The American Institute of Architects (AIA) recently awarded ten buildings the supreme honor of being the Top 10 Green Buildings in the United States. These buildings were determined by the Committee on the Environment (COTE) to actively contribute more to their natural environment than deter from it.

The Federal Center in Seattle

The Federal Center in Seattle is one of the greenest buildings in the country.
© Benjamin Benschneider

They do things like recycle wastewater and use all natural lighting or photovoltaic energy systems. They are conveniently located to encourage public transit, walking and biking to work rather than driving. They are an inspiration to future buildings.

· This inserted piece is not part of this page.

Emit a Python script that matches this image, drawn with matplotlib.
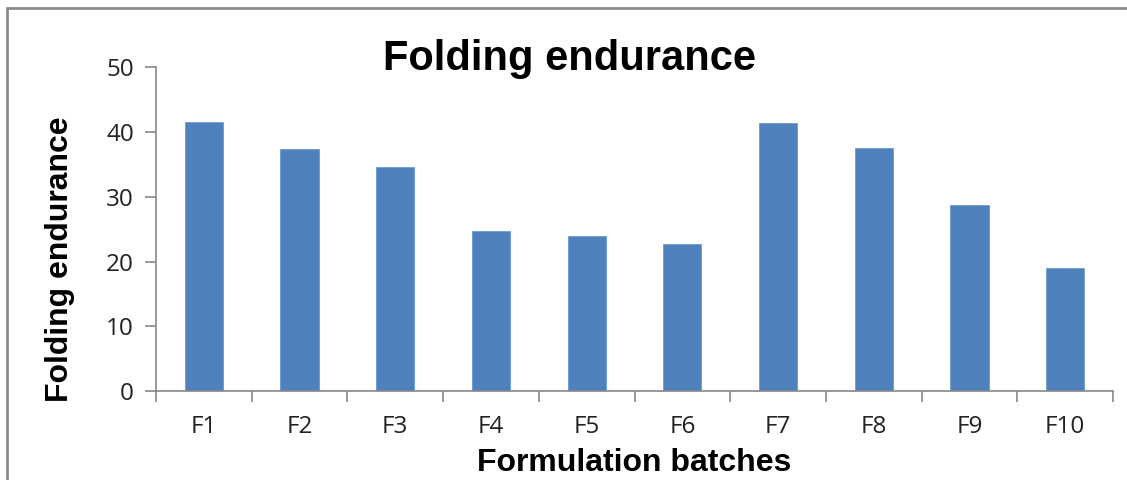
import matplotlib.pyplot as plt
import numpy as np
from matplotlib.patches import Rectangle

plt.rcParams['font.family'] = ['Open Sans', 'DejaVu Sans']

batches = ['F1', 'F2', 'F3', 'F4', 'F5', 'F6', 'F7', 'F8', 'F9', 'F10']
endurance = [41.5, 37.4, 34.6, 24.7, 24.0, 22.7, 41.4, 37.6, 28.7, 19.0]

fig = plt.figure(figsize=(11.27, 4.8), dpi=100)
ax = fig.add_axes([0.1384, 0.1854, 0.8492, 0.6744])

x = np.arange(len(batches))
ax.bar(x, endurance, width=0.4, color='#4F81BD', edgecolor='#6F9AD0', linewidth=0.6, zorder=2)

ax.set_xlim(-0.5, len(batches) - 0.5)
ax.set_ylim(0, 50)
ax.set_yticks([0, 10, 20, 30, 40, 50])

# category labels in the middle, tick marks on the boundaries
ax.set_xticks(x)
ax.set_xticklabels(batches)
ax.tick_params(axis='x', length=0, pad=17, labelsize=17.5, labelcolor='#222222')
ax.set_xticks(np.arange(-0.5, len(batches), 1), minor=True)
ax.tick_params(axis='x', which='minor', length=8, color='#878787', width=1.2)
ax.tick_params(axis='y', length=8, color='#878787', width=1.2, labelsize=17.5,
               labelcolor='#222222', pad=8)

for s in ['top', 'right']:
    ax.spines[s].set_visible(False)
for s in ['left', 'bottom']:
    ax.spines[s].set_color('#878787')
    ax.spines[s].set_linewidth(1.2)

ax.set_xlabel('Formulation batches', fontsize=23, fontweight='bold', family='Liberation Sans', labelpad=7)
ax.set_ylabel('Folding endurance', fontsize=23, fontweight='bold', family='Liberation Sans')
ax.yaxis.set_label_coords(-0.085, 0.408)
fig.text(0.505, 0.878, 'Folding endurance', fontsize=30, fontweight='bold',
         family='Liberation Sans', ha='center', va='center')

# outer chart frame
fig.patches.append(Rectangle((7 / 1127, -0.1), 1.2, 1.1 - 8 / 480, transform=fig.transFigure,
                             fill=False, edgecolor='#8c8c8c', linewidth=2))

plt.savefig('out.png', dpi=100)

So which buildings are they? Let’s take a look (information from Scientific American):

Norris House: Located at the University of Tennessee, this is a series of “compact houses linked by footpaths and roads to a central common area.” The paths are made up of perennial, native grass and the roofs collect rainwater that is later treated by UV lamps and carbon filtration to be used in toilets and clothes washing. Interior paint is VOC-free to protect air quality.

Keeling Apartments: These buildings are temperature self-regulating, eliminating the need for air conditioning units during the hot San Diego summers. The entire building structure and its windows are designed to catch cool coastal winds. On the inside, a courtyard collects sunlight and warms rooms on the inside.

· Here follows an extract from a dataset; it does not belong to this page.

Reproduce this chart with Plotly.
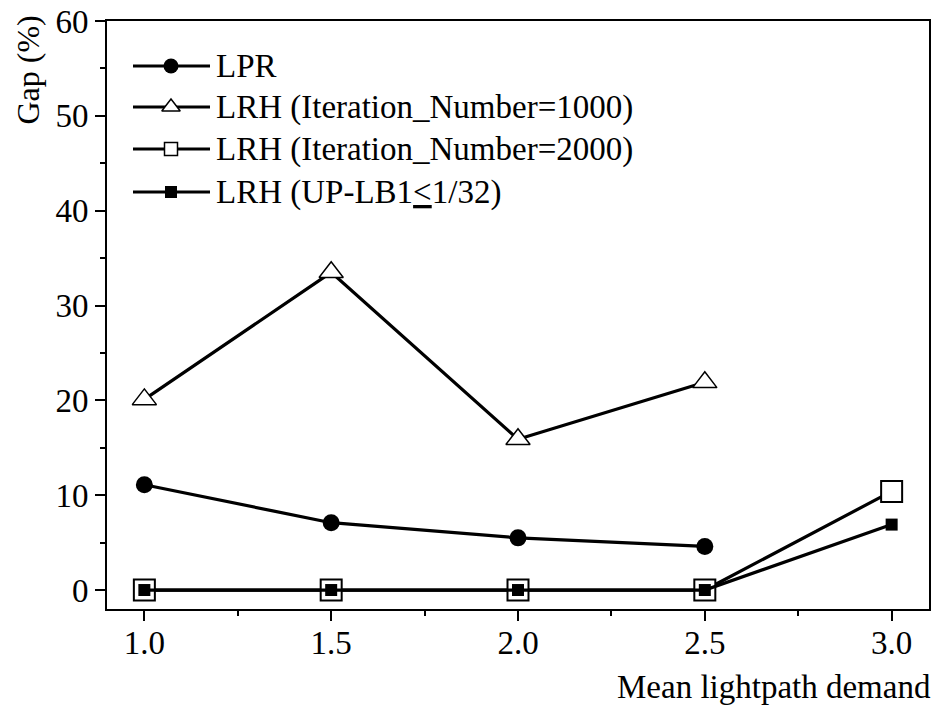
import plotly.graph_objects as go

# ---- data ----
demand = [1.0, 1.5, 2.0, 2.5, 3.0]
lpr = [11.1, 7.1, 5.5, 4.6]
lrh_1000 = [20.1, 33.5, 15.9, 21.9]
lrh_2000 = [0.0, 0.0, 0.0, 0.0, 10.4]
lrh_uplb = [0.0, 0.0, 0.0, 0.0, 6.9]
legend_names = ["LPR", "LRH (Iteration_Number=1000)", "LRH (Iteration_Number=2000)",
                "LRH (UP-LB1<u>&lt;</u>1/32)"]
x_ticks = [1.0, 1.5, 2.0, 2.5, 3.0]
y_ticks = [0, 10, 20, 30, 40, 50, 60]

W, H = 937, 709
L, R, T, B = 107, 8, 21, 100
FONT = "Liberation Serif, Times New Roman, serif"

def px(x):
    return (x - L) / (W - L - R)

def py(y):
    return (H - B - y) / (H - T - B)

fig = go.Figure()

LW = 3.2
fig.add_trace(go.Scatter(x=demand[:4], y=lrh_1000, mode="lines+markers",
                         line=dict(color="black", width=LW),
                         marker=dict(symbol="triangle-up", size=21, color="white",
                                     line=dict(color="black", width=1.5)),
                         showlegend=False, cliponaxis=False))
fig.add_trace(go.Scatter(x=demand[:4], y=lpr, mode="lines+markers",
                         line=dict(color="black", width=LW),
                         marker=dict(symbol="circle", size=17, color="black"),
                         showlegend=False, cliponaxis=False))
fig.add_trace(go.Scatter(x=demand, y=lrh_2000, mode="lines+markers",
                         line=dict(color="black", width=LW),
                         marker=dict(symbol="square", size=21, color="white",
                                     line=dict(color="black", width=2)),
                         showlegend=False, cliponaxis=False))
fig.add_trace(go.Scatter(x=demand, y=lrh_uplb, mode="lines+markers",
                         line=dict(color="black", width=LW),
                         marker=dict(symbol="square", size=12, color="black"),
                         showlegend=False, cliponaxis=False))

# ---- custom legend on a pixel-space overlay axis ----
leg_rows = [66, 107, 149, 192]
leg_x0, leg_x1, leg_xm = 133, 210, 171
leg_markers = [
    dict(symbol="circle", size=15, color="black"),
    dict(symbol="triangle-up", size=16, color="white", line=dict(color="black", width=1.5)),
    dict(symbol="square", size=13, color="white", line=dict(color="black", width=1.5)),
    dict(symbol="square", size=12, color="black"),
]
for yy, mk, name in zip(leg_rows, leg_markers, legend_names):
    fig.add_trace(go.Scatter(x=[leg_x0, leg_x1], y=[yy, yy], mode="lines",
                             line=dict(color="black", width=LW),
                             xaxis="x2", yaxis="y2", showlegend=False, hoverinfo="skip"))
    fig.add_trace(go.Scatter(x=[leg_xm], y=[yy], mode="markers", marker=mk,
                             xaxis="x2", yaxis="y2", showlegend=False, hoverinfo="skip"))
    fig.add_annotation(x=px(214), y=py(yy), xref="paper", yref="paper",
                       text=name, showarrow=False, xanchor="left", yanchor="middle",
                       font=dict(family=FONT, size=33, color="black"))

fig.add_annotation(x=px(27), y=py(14), xref="paper", yref="paper", text="Gap (%)",
                   textangle=-90, showarrow=False, xanchor="center", yanchor="top",
                   font=dict(family=FONT, size=32, color="black"))
fig.add_annotation(x=px(933), y=py(687), xref="paper", yref="paper",
                   text="Mean lightpath demand", showarrow=False,
                   xanchor="right", yanchor="middle",
                   font=dict(family=FONT, size=33, color="black"))

axis_common = dict(showline=True, linecolor="black", linewidth=2, mirror=True,
                   ticks="outside", ticklen=10, tickwidth=2, tickcolor="black",
                   showgrid=False, zeroline=False,
                   tickfont=dict(family=FONT, size=33, color="black"))

fig.update_layout(
    width=W, height=H,
    margin=dict(l=L, r=R, t=T, b=B),
    paper_bgcolor="white", plot_bgcolor="white",
    xaxis=dict(range=[0.9, 3.1], tickvals=x_ticks, ticktext=[f"{v:.1f}" for v in x_ticks],
               minor=dict(dtick=0.25, tick0=0, ticks="outside", ticklen=5,
                          tickwidth=2, tickcolor="black"),
               ticklabelstandoff=-7,
               automargin=False, **axis_common),
    yaxis=dict(range=[-2, 60], tickvals=y_ticks,
               minor=dict(dtick=5, tick0=0, ticks="outside", ticklen=5,
                          tickwidth=2, tickcolor="black"),
               automargin=False, **axis_common),
    xaxis2=dict(range=[L, W - R], overlaying="x", visible=False, fixedrange=True),
    yaxis2=dict(range=[H - B, T], overlaying="y", visible=False, fixedrange=True),
    showlegend=False,
)

fig.write_html("out.html")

Clock Shadow Building: From first look, it’s apparent that this place is green: salvaged materials decorate and structure the building. It also self regulates internal temperatures, using thermal heating and cooling systems only when necessary. Windows with sunscreens simultaneously allow for heating and cooling via sunlight and cool wind currents.

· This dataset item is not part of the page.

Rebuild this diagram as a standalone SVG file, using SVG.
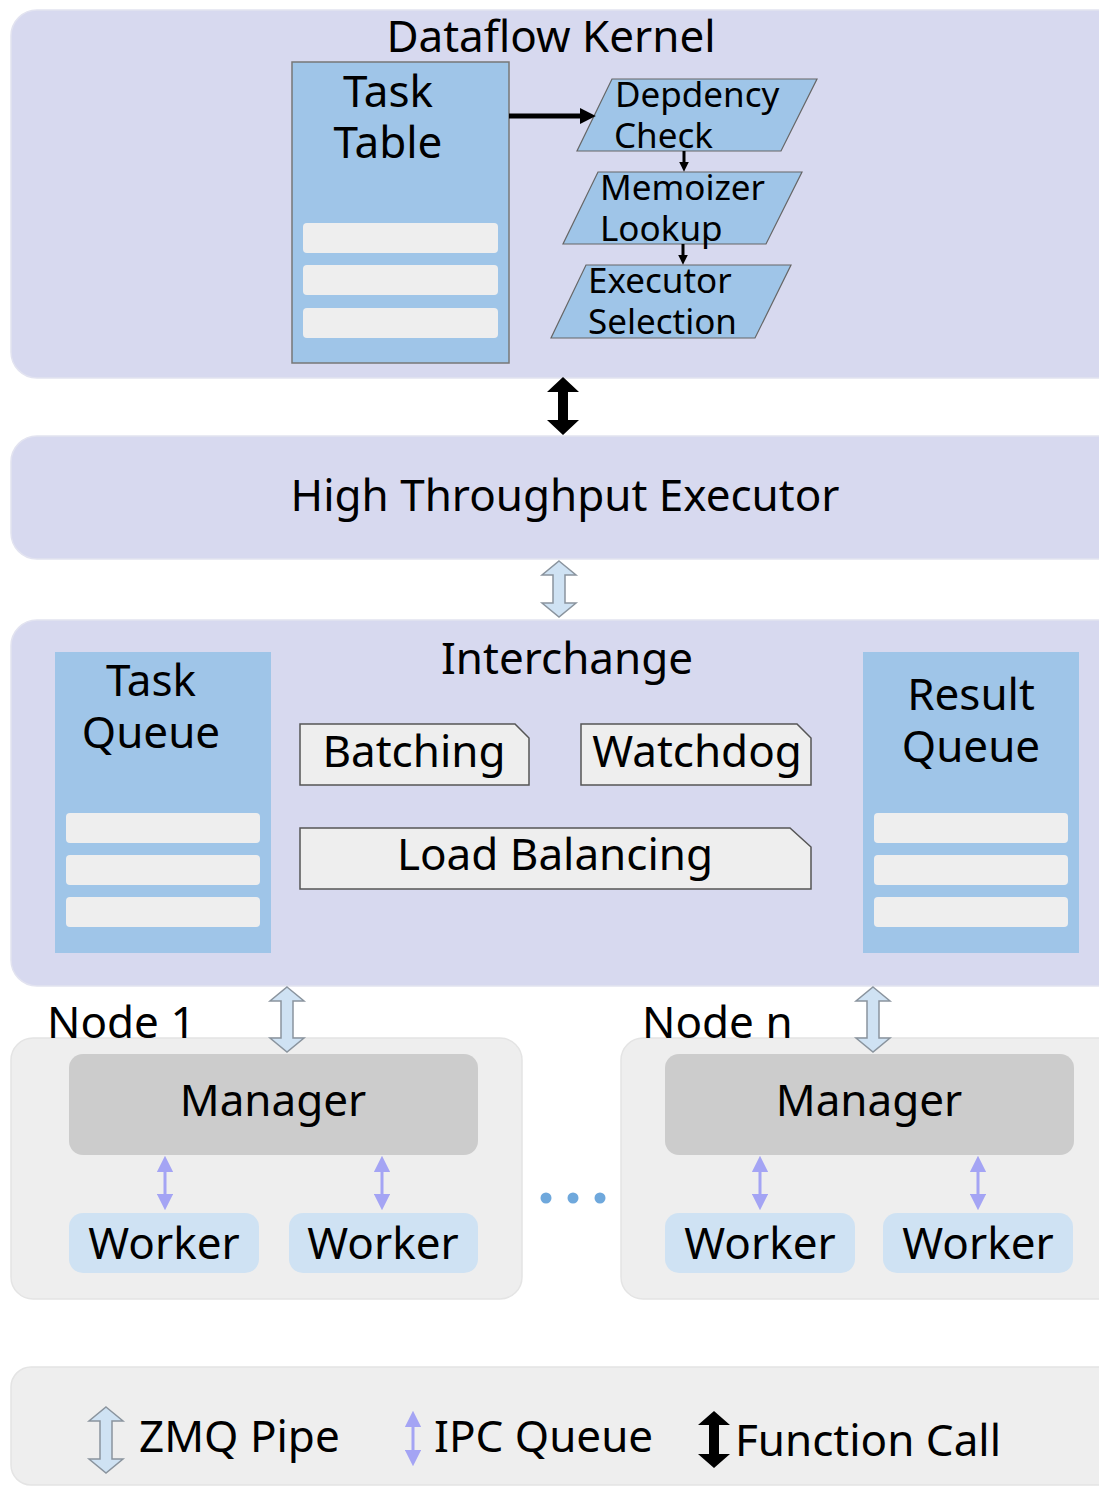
<svg xmlns="http://www.w3.org/2000/svg" width="1099" height="1486" viewBox="0 0 1099 1486">
  <style>
    text { font-family: "Noto Sans", "Open Sans", "DejaVu Sans", sans-serif; fill: #000; }
    .panel { fill: #d7d9ef; stroke: #e2e3f0; stroke-width: 1.5; }
    .node { fill: #eeeeee; stroke: #e4e4e4; stroke-width: 1.5; }
    .queue { fill: #9fc5e8; }
    .slot { fill: #eeeeee; }
    .para { fill: #9fc5e8; stroke: #666; stroke-width: 1.2; }
    .tab { fill: #eeeeee; stroke: #555; stroke-width: 1.5; }
    .mgr { fill: #cccccc; }
    .wrk { fill: #cfe2f3; }
    .zmq { fill: #cfe2f3; stroke: #8a949e; stroke-width: 1.5; stroke-linejoin: miter; }
    .fcall { fill: #000; }
    .ipc { stroke: #a4a4f4; stroke-width: 3; fill: none; marker-start: url(#ipcHead); marker-end: url(#ipcHead); }
    .big { font-size: 44px; }
    .mid { font-size: 35px; }
  </style>
  <defs>
    <marker id="ipcHead" viewBox="0 0 10 10" refX="2" refY="5" markerWidth="5.5" markerHeight="5.5" orient="auto-start-reverse" markerUnits="strokeWidth">
      <path d="M0,0 L10,5 L0,10 Z" fill="#a4a4f4"/>
    </marker>
    <marker id="blkHead" viewBox="0 0 10 10" refX="2" refY="5" markerWidth="3.2" markerHeight="3.2" orient="auto" markerUnits="strokeWidth">
      <path d="M0,0 L10,5 L0,10 Z" fill="#000"/>
    </marker>
  </defs>

  <rect width="1099" height="1486" fill="#ffffff"/>

  <!-- Dataflow Kernel -->
  <g id="dataflow-kernel">
    <rect class="panel" x="11" y="10" width="1120" height="368" rx="26"/>
    <text class="big" x="551" y="52" text-anchor="middle">Dataflow Kernel</text>
  </g>

  <g id="task-table">
    <rect x="292" y="62" width="217" height="301" fill="#9fc5e8" stroke="#777" stroke-width="1.5"/>
    <text class="big" x="388" y="107" text-anchor="middle">Task</text>
    <text class="big" x="388" y="158" text-anchor="middle">Table</text>
    <rect class="slot" x="303" y="223" width="195" height="30" rx="4"/>
    <rect class="slot" x="303" y="265" width="195" height="30" rx="4"/>
    <rect class="slot" x="303" y="308" width="195" height="30" rx="4"/>
  </g>

  <g id="dependency-check">
    <polygon class="para" points="612,79 817,79 781,151 577,151"/>
    <text class="mid" x="615" y="107">Depdency</text>
    <text class="mid" x="614" y="148">Check</text>
  </g>

  <g id="memoizer-lookup">
    <polygon class="para" points="598,172 802,172 766,244 563,244"/>
    <text class="mid" x="600" y="200">Memoizer</text>
    <text class="mid" x="600" y="241">Lookup</text>
  </g>

  <g id="executor-selection">
    <polygon class="para" points="586,265 791,265 755,338 551,338"/>
    <text class="mid" x="588" y="293">Executor</text>
    <text class="mid" x="588" y="334">Selection</text>
  </g>

  <!-- High Throughput Executor -->
  <g id="htex">
    <rect class="panel" x="11" y="436" width="1120" height="123" rx="26"/>
    <text class="big" x="565" y="511" text-anchor="middle">High Throughput Executor</text>
  </g>

  <!-- Interchange -->
  <g id="interchange">
    <rect class="panel" x="11" y="620" width="1120" height="366" rx="26"/>
    <text class="big" x="567" y="674" text-anchor="middle">Interchange</text>
  </g>

  <g id="task-queue">
    <rect class="queue" x="55" y="652" width="216" height="301"/>
    <text class="big" x="151" y="696" text-anchor="middle">Task</text>
    <text class="big" x="151" y="748" text-anchor="middle">Queue</text>
    <rect class="slot" x="66" y="813" width="194" height="30" rx="4"/>
    <rect class="slot" x="66" y="855" width="194" height="30" rx="4"/>
    <rect class="slot" x="66" y="897" width="194" height="30" rx="4"/>
  </g>

  <g id="result-queue">
    <rect class="queue" x="863" y="652" width="216" height="301"/>
    <text class="big" x="971" y="710" text-anchor="middle">Result</text>
    <text class="big" x="971" y="762" text-anchor="middle">Queue</text>
    <rect class="slot" x="874" y="813" width="194" height="30" rx="4"/>
    <rect class="slot" x="874" y="855" width="194" height="30" rx="4"/>
    <rect class="slot" x="874" y="897" width="194" height="30" rx="4"/>
  </g>

  <g id="batching">
    <path class="tab" d="M300,724 H515 L529,738 V785 H300 Z"/>
    <text class="big" x="414" y="767" text-anchor="middle">Batching</text>
  </g>

  <g id="watchdog">
    <path class="tab" d="M581,724 H797 L811,738 V785 H581 Z"/>
    <text class="big" x="697" y="767" text-anchor="middle">Watchdog</text>
  </g>

  <g id="load-balancing">
    <path class="tab" d="M300,828 H790 L811,847 V889 H300 Z"/>
    <text class="big" x="555" y="870" text-anchor="middle">Load Balancing</text>
  </g>

  <!-- Node 1 -->
  <g id="node-1">
    <rect class="node" x="11" y="1038" width="511" height="261" rx="22"/>
    <text class="big" x="47" y="1038">Node 1</text>
  </g>
  <g id="manager-1">
    <rect class="mgr" x="69" y="1054" width="409" height="101" rx="14"/>
    <text class="big" x="273" y="1116" text-anchor="middle">Manager</text>
  </g>
  <g id="worker-1a">
    <rect class="wrk" x="69" y="1213" width="190" height="60" rx="14"/>
    <text class="big" x="164" y="1259" text-anchor="middle">Worker</text>
  </g>
  <g id="worker-1b">
    <rect class="wrk" x="289" y="1213" width="189" height="60" rx="14"/>
    <text class="big" x="383" y="1259" text-anchor="middle">Worker</text>
  </g>

  <!-- Node n -->
  <g id="node-n">
    <rect class="node" x="621" y="1038" width="520" height="261" rx="22"/>
    <text class="big" x="642" y="1038">Node n</text>
  </g>
  <g id="manager-n">
    <rect class="mgr" x="665" y="1054" width="409" height="101" rx="14"/>
    <text class="big" x="869" y="1116" text-anchor="middle">Manager</text>
  </g>
  <g id="worker-na">
    <rect class="wrk" x="665" y="1213" width="190" height="60" rx="14"/>
    <text class="big" x="760" y="1259" text-anchor="middle">Worker</text>
  </g>
  <g id="worker-nb">
    <rect class="wrk" x="883" y="1213" width="190" height="60" rx="14"/>
    <text class="big" x="978" y="1259" text-anchor="middle">Worker</text>
  </g>

  <g id="ellipsis" fill="#6fa8dc">
    <circle cx="546" cy="1198" r="5.5"/>
    <circle cx="573" cy="1198" r="5.5"/>
    <circle cx="600" cy="1198" r="5.5"/>
  </g>

  <!-- Legend -->
  <g id="legend">
    <rect class="node" x="11" y="1367" width="1120" height="118" rx="20"/>
    <path class="zmq" d="M106,1407 L123,1421 L112,1421 L112,1459 L123,1459 L106,1473 L89,1459 L100,1459 L100,1421 L89,1421 Z"/>
    <text class="big" x="139" y="1452">ZMQ Pipe</text>
    <line class="ipc" x1="413" y1="1424" x2="413" y2="1453"/>
    <text class="big" x="434" y="1452">IPC Queue</text>
    <path class="fcall" d="M714,1411 L730,1425 L719,1425 L719,1454 L730,1454 L714,1468 L698,1454 L709,1454 L709,1425 L698,1425 Z"/>
    <text class="big" x="735" y="1456">Function Call</text>
  </g>

  <!-- Connectors -->
  <g id="connectors">
    <!-- task table to dependency check -->
    <line x1="509" y1="116" x2="583" y2="116" stroke="#000" stroke-width="5" marker-end="url(#blkHead)"/>
    <line x1="684" y1="151" x2="684" y2="164" stroke="#000" stroke-width="3" marker-end="url(#blkHead)"/>
    <line x1="683" y1="244" x2="683" y2="257" stroke="#000" stroke-width="3" marker-end="url(#blkHead)"/>
    <!-- kernel to executor: function call -->
    <path class="fcall" d="M563,377 L579,392 L568,392 L568,420 L579,420 L563,435 L547,420 L558,420 L558,392 L547,392 Z"/>
    <!-- executor to interchange: zmq -->
    <path class="zmq" d="M559,561 L576,575 L565,575 L565,603 L576,603 L559,617 L542,603 L553,603 L553,575 L542,575 Z"/>
    <!-- interchange to managers: zmq -->
    <path class="zmq" d="M287,987 L304,1001 L293,1001 L293,1038 L304,1038 L287,1052 L270,1038 L281,1038 L281,1001 L270,1001 Z"/>
    <path class="zmq" d="M873,987 L890,1001 L879,1001 L879,1038 L890,1038 L873,1052 L856,1038 L867,1038 L867,1001 L856,1001 Z"/>
    <!-- manager to workers: ipc -->
    <line class="ipc" x1="165" y1="1169" x2="165" y2="1197"/>
    <line class="ipc" x1="382" y1="1169" x2="382" y2="1197"/>
    <line class="ipc" x1="760" y1="1169" x2="760" y2="1197"/>
    <line class="ipc" x1="978" y1="1169" x2="978" y2="1197"/>
  </g>
</svg>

Federal Center: This building in Seattle is so energy efficient that it is expected to receive a 100 percent Energy Star score this year. It is made using renewable materials (like reclaimed wood for flooring). Ponds and rain gardens are fed by on-site water run-off, while treated rainwater is used in toilets, irrigation, and much more.

Marin Country School: Kids attending this Ring Mountain-San Francisco Bay school get plenty of natural light and fresh air. The landscaping around the school is also naturally supportive on native plants and helps reduce runoff and restore water to the nearby creek. Rainwater is caught and treated for reuse in the building as well, helping to reduce the school’s need for outside water sources.

Merritt Senior Apartments: These buildings are located in Oakland, California. Not only are they affordable, but they are also conveniently located near the BART transit lines to promote public transport. Only native vegetation was used in landscaping and the buildings were built to minimize energy use—they make use of a rooftop solar water heater, photovoltaic panels for light, and more.

Full Goods Warehouse: This San Antonio, Texas, building is used for both commercial and residential purposes. Over a quarter of its power is created using a photovoltaic rooftop system and so much rainwater is caught, treated and reused that it cuts out 74% of potable water dependency. The building is also a re-claimed warehouse, making it all the greener.

San Francisco Public Utilities: All of the light fixtures in this building are energy efficient and high-performance. Wind and photovoltaic sources provide partial power to the building and there is an on-site black water treatment system that provides for all non-potable water needs.

Swenson Engineering Building: This University of Minnesota Duluth building treats about ninety percent of precipitation, with drainage going to a protected trout stream. Water is retained through permeable paving, rain gardens and an underground storm water-retention system. About a quarter of the roof is taken up by a vegetated system as well.

Yin Yang House: Located in Venice, California, this building maximizes internal air quality while simultaneously contributing to the external environment. It has green roofs, retains storm water, and grows native vegetation that thrives in times of drought. Its electricity is 100% provided by solar panels and an innovative ventilation system removes any need for a mechanized heating and cooling system. A house built on the site in 1963 was incorporated into its structure rather than torn down, and the space is designed to provide home and office space for one family.